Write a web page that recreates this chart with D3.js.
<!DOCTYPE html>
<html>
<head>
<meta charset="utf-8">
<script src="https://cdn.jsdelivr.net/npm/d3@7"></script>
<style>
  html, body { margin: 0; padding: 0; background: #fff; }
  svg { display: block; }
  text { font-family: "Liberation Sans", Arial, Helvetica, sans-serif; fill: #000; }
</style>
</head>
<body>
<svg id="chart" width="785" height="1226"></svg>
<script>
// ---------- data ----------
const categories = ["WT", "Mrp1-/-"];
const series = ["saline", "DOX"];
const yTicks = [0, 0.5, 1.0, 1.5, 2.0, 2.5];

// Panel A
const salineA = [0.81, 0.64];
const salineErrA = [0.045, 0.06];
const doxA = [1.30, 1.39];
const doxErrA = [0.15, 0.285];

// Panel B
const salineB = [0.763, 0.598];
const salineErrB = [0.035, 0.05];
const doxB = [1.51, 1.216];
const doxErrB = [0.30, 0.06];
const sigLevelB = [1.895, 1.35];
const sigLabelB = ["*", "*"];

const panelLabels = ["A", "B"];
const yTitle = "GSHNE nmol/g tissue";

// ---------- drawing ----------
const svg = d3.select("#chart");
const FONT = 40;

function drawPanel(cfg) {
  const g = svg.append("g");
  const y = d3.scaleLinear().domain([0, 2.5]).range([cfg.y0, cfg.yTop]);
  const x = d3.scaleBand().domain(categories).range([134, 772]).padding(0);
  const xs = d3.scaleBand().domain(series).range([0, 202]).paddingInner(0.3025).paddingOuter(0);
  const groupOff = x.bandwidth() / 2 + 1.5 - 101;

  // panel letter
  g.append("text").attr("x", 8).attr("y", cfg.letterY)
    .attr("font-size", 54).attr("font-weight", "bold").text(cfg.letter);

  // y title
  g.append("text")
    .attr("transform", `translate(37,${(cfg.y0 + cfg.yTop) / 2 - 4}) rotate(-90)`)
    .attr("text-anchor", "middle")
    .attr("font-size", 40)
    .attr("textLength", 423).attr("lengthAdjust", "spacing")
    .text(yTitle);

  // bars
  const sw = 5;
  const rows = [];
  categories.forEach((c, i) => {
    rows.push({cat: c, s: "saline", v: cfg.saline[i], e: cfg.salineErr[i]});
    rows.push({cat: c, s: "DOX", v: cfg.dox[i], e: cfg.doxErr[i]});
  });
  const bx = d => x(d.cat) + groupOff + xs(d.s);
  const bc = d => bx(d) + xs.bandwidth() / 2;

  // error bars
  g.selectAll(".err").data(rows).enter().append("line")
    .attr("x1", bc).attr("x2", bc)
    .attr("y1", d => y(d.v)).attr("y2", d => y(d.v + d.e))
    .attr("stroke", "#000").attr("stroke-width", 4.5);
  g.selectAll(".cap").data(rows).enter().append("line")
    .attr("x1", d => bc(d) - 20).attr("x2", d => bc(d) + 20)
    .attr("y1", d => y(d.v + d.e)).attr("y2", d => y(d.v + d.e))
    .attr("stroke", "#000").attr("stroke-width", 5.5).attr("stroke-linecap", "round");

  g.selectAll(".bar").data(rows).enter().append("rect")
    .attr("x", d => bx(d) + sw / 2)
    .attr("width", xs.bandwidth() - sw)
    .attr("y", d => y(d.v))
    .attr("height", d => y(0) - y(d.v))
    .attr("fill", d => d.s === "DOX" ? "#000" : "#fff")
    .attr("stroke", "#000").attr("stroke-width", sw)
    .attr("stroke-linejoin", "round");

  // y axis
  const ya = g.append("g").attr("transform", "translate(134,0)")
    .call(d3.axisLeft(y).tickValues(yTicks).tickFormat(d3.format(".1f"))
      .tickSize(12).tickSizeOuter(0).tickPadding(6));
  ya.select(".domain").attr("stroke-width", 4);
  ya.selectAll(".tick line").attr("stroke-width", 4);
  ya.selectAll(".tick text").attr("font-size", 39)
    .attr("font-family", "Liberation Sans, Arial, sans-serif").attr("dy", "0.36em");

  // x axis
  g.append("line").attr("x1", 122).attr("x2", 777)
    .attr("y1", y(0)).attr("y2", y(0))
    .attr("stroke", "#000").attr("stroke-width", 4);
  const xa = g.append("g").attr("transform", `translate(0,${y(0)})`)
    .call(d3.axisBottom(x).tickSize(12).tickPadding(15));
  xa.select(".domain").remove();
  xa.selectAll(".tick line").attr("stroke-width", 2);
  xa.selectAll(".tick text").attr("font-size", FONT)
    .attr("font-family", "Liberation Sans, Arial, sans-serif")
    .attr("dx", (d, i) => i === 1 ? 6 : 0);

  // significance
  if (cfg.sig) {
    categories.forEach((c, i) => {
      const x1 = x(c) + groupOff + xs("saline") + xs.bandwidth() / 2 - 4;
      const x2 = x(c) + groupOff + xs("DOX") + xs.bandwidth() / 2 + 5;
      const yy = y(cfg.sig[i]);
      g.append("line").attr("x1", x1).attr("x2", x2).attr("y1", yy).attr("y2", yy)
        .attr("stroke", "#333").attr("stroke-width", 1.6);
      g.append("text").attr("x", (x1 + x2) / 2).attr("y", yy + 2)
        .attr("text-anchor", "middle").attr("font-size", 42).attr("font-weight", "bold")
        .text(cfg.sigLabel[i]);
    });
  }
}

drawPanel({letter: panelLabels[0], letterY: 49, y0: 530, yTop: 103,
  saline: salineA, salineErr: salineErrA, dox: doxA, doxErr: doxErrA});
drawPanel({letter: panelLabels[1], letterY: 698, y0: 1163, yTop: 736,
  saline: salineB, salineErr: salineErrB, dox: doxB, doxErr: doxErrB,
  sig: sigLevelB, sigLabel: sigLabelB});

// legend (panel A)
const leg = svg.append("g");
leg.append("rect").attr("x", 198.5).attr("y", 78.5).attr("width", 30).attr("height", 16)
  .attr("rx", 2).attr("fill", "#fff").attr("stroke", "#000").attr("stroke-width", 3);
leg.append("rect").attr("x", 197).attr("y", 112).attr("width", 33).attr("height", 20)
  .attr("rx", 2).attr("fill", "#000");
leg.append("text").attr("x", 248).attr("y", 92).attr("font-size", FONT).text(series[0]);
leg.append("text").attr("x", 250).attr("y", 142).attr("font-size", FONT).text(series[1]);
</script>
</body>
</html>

* * *

TASK BRIEF :: Retype the whole listing above exactly.

SOLUTION ::
Write a web page that recreates this chart with D3.js.
<!DOCTYPE html>
<html>
<head>
<meta charset="utf-8">
<script src="https://cdn.jsdelivr.net/npm/d3@7"></script>
<style>
  html, body { margin: 0; padding: 0; background: #fff; }
  svg { display: block; }
  text { font-family: "Liberation Sans", Arial, Helvetica, sans-serif; fill: #000; }
</style>
</head>
<body>
<svg id="chart" width="785" height="1226"></svg>
<script>
// ---------- data ----------
const categories = ["WT", "Mrp1-/-"];
const series = ["saline", "DOX"];
const yTicks = [0, 0.5, 1.0, 1.5, 2.0, 2.5];

// Panel A
const salineA = [0.81, 0.64];
const salineErrA = [0.045, 0.06];
const doxA = [1.30, 1.39];
const doxErrA = [0.15, 0.285];

// Panel B
const salineB = [0.763, 0.598];
const salineErrB = [0.035, 0.05];
const doxB = [1.51, 1.216];
const doxErrB = [0.30, 0.06];
const sigLevelB = [1.895, 1.35];
const sigLabelB = ["*", "*"];

const panelLabels = ["A", "B"];
const yTitle = "GSHNE nmol/g tissue";

// ---------- drawing ----------
const svg = d3.select("#chart");
const FONT = 40;

function drawPanel(cfg) {
  const g = svg.append("g");
  const y = d3.scaleLinear().domain([0, 2.5]).range([cfg.y0, cfg.yTop]);
  const x = d3.scaleBand().domain(categories).range([134, 772]).padding(0);
  const xs = d3.scaleBand().domain(series).range([0, 202]).paddingInner(0.3025).paddingOuter(0);
  const groupOff = x.bandwidth() / 2 + 1.5 - 101;

  // panel letter
  g.append("text").attr("x", 8).attr("y", cfg.letterY)
    .attr("font-size", 54).attr("font-weight", "bold").text(cfg.letter);

  // y title
  g.append("text")
    .attr("transform", `translate(37,${(cfg.y0 + cfg.yTop) / 2 - 4}) rotate(-90)`)
    .attr("text-anchor", "middle")
    .attr("font-size", 40)
    .attr("textLength", 423).attr("lengthAdjust", "spacing")
    .text(yTitle);

  // bars
  const sw = 5;
  const rows = [];
  categories.forEach((c, i) => {
    rows.push({cat: c, s: "saline", v: cfg.saline[i], e: cfg.salineErr[i]});
    rows.push({cat: c, s: "DOX", v: cfg.dox[i], e: cfg.doxErr[i]});
  });
  const bx = d => x(d.cat) + groupOff + xs(d.s);
  const bc = d => bx(d) + xs.bandwidth() / 2;

  // error bars
  g.selectAll(".err").data(rows).enter().append("line")
    .attr("x1", bc).attr("x2", bc)
    .attr("y1", d => y(d.v)).attr("y2", d => y(d.v + d.e))
    .attr("stroke", "#000").attr("stroke-width", 4.5);
  g.selectAll(".cap").data(rows).enter().append("line")
    .attr("x1", d => bc(d) - 20).attr("x2", d => bc(d) + 20)
    .attr("y1", d => y(d.v + d.e)).attr("y2", d => y(d.v + d.e))
    .attr("stroke", "#000").attr("stroke-width", 5.5).attr("stroke-linecap", "round");

  g.selectAll(".bar").data(rows).enter().append("rect")
    .attr("x", d => bx(d) + sw / 2)
    .attr("width", xs.bandwidth() - sw)
    .attr("y", d => y(d.v))
    .attr("height", d => y(0) - y(d.v))
    .attr("fill", d => d.s === "DOX" ? "#000" : "#fff")
    .attr("stroke", "#000").attr("stroke-width", sw)
    .attr("stroke-linejoin", "round");

  // y axis
  const ya = g.append("g").attr("transform", "translate(134,0)")
    .call(d3.axisLeft(y).tickValues(yTicks).tickFormat(d3.format(".1f"))
      .tickSize(12).tickSizeOuter(0).tickPadding(6));
  ya.select(".domain").attr("stroke-width", 4);
  ya.selectAll(".tick line").attr("stroke-width", 4);
  ya.selectAll(".tick text").attr("font-size", 39)
    .attr("font-family", "Liberation Sans, Arial, sans-serif").attr("dy", "0.36em");

  // x axis
  g.append("line").attr("x1", 122).attr("x2", 777)
    .attr("y1", y(0)).attr("y2", y(0))
    .attr("stroke", "#000").attr("stroke-width", 4);
  const xa = g.append("g").attr("transform", `translate(0,${y(0)})`)
    .call(d3.axisBottom(x).tickSize(12).tickPadding(15));
  xa.select(".domain").remove();
  xa.selectAll(".tick line").attr("stroke-width", 2);
  xa.selectAll(".tick text").attr("font-size", FONT)
    .attr("font-family", "Liberation Sans, Arial, sans-serif")
    .attr("dx", (d, i) => i === 1 ? 6 : 0);

  // significance
  if (cfg.sig) {
    categories.forEach((c, i) => {
      const x1 = x(c) + groupOff + xs("saline") + xs.bandwidth() / 2 - 4;
      const x2 = x(c) + groupOff + xs("DOX") + xs.bandwidth() / 2 + 5;
      const yy = y(cfg.sig[i]);
      g.append("line").attr("x1", x1).attr("x2", x2).attr("y1", yy).attr("y2", yy)
        .attr("stroke", "#333").attr("stroke-width", 1.6);
      g.append("text").attr("x", (x1 + x2) / 2).attr("y", yy + 2)
        .attr("text-anchor", "middle").attr("font-size", 42).attr("font-weight", "bold")
        .text(cfg.sigLabel[i]);
    });
  }
}

drawPanel({letter: panelLabels[0], letterY: 49, y0: 530, yTop: 103,
  saline: salineA, salineErr: salineErrA, dox: doxA, doxErr: doxErrA});
drawPanel({letter: panelLabels[1], letterY: 698, y0: 1163, yTop: 736,
  saline: salineB, salineErr: salineErrB, dox: doxB, doxErr: doxErrB,
  sig: sigLevelB, sigLabel: sigLabelB});

// legend (panel A)
const leg = svg.append("g");
leg.append("rect").attr("x", 198.5).attr("y", 78.5).attr("width", 30).attr("height", 16)
  .attr("rx", 2).attr("fill", "#fff").attr("stroke", "#000").attr("stroke-width", 3);
leg.append("rect").attr("x", 197).attr("y", 112).attr("width", 33).attr("height", 20)
  .attr("rx", 2).attr("fill", "#000");
leg.append("text").attr("x", 248).attr("y", 92).attr("font-size", FONT).text(series[0]);
leg.append("text").attr("x", 250).attr("y", 142).attr("font-size", FONT).text(series[1]);
</script>
</body>
</html>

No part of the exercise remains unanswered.